Sonuç olarak insanoğlu, maddî olduğu kadar manevî ihtiyaçları da olan bir varlıktır. Fizyolojik ihtiyaçların tatmini dışında manevî hazzın da arayışı içindedir. Manevî hazza ulaşabilmenin yolu ise mutluluk, sevinç, sevgi, aşk ve coşku gibi olumlu duygularla güçlendirilirken, öfke, nefret, sıkıntı, kaygı, stres ve umutsuzluk gibi olumsuz duygularınsa olabildiğince bertaraf edilmesiyle mümkündür. İşte kutlu zamanlar, farkındalık ve aksiyon noktasında insanoğluna bir fırsat sunmaktadırlar. Bu aylara ve bu aylarda yer alan gecelere has sunulan İlâhî destek, fizyolojik ihtiyaçları kadar sevgi, saygı ve kendini gerçekleştirme gibi ihtiyaçlarının şiddetiyle bunalan, sıkışan ve çıkış noktası arayan bireyin her iki hayat yolculuğunda da yeni bir sayfa açabilmesine imkân sağlamaktadır.

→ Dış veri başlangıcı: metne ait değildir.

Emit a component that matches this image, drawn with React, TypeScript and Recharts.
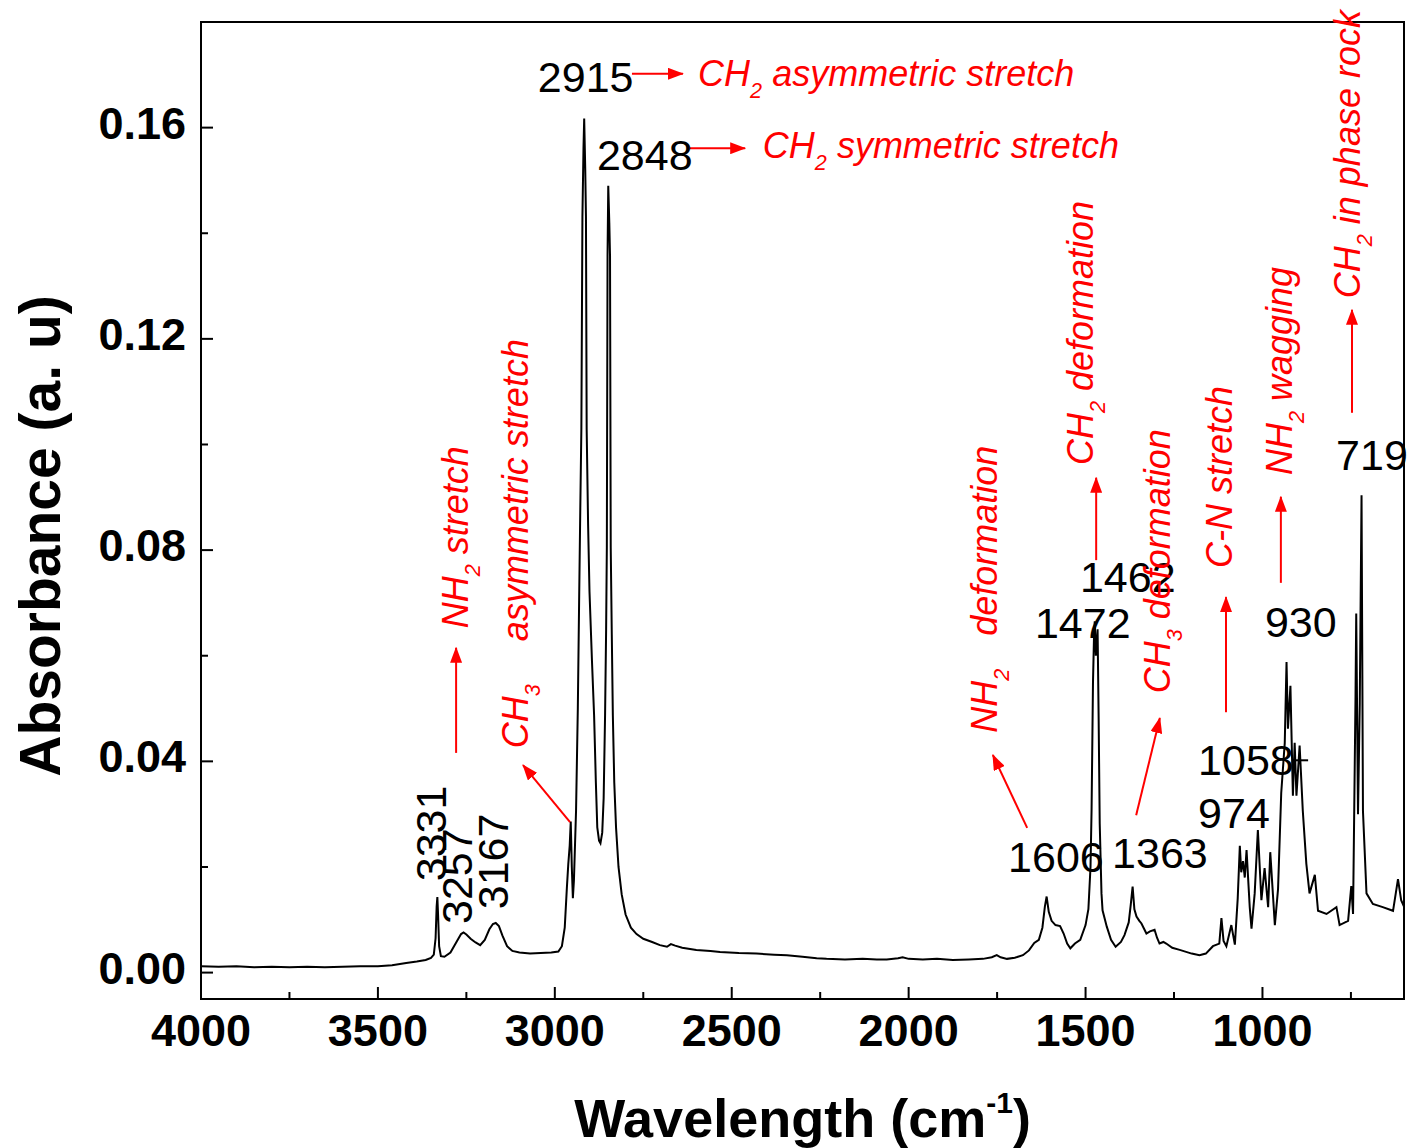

[i] https://islamansiklopedisi.org.tr/ihtiyac (Erişim Tarihi: 20.12.2021)

[ii] Engel, J.F., Blackwell, R. D. ve Miniard, P.W. (1998), Consumer Behaviour, 8th Edition, Dryden Press.

[iii] https://tr.wikipedia.org/wiki/Maslow_teorisi (Erişim Tarihi: 20.12.2021)

[iv] Altunışık, R. ve İslamoğlu, A. H. (2013). Tüketici Davranışları. İstanbul: Beta.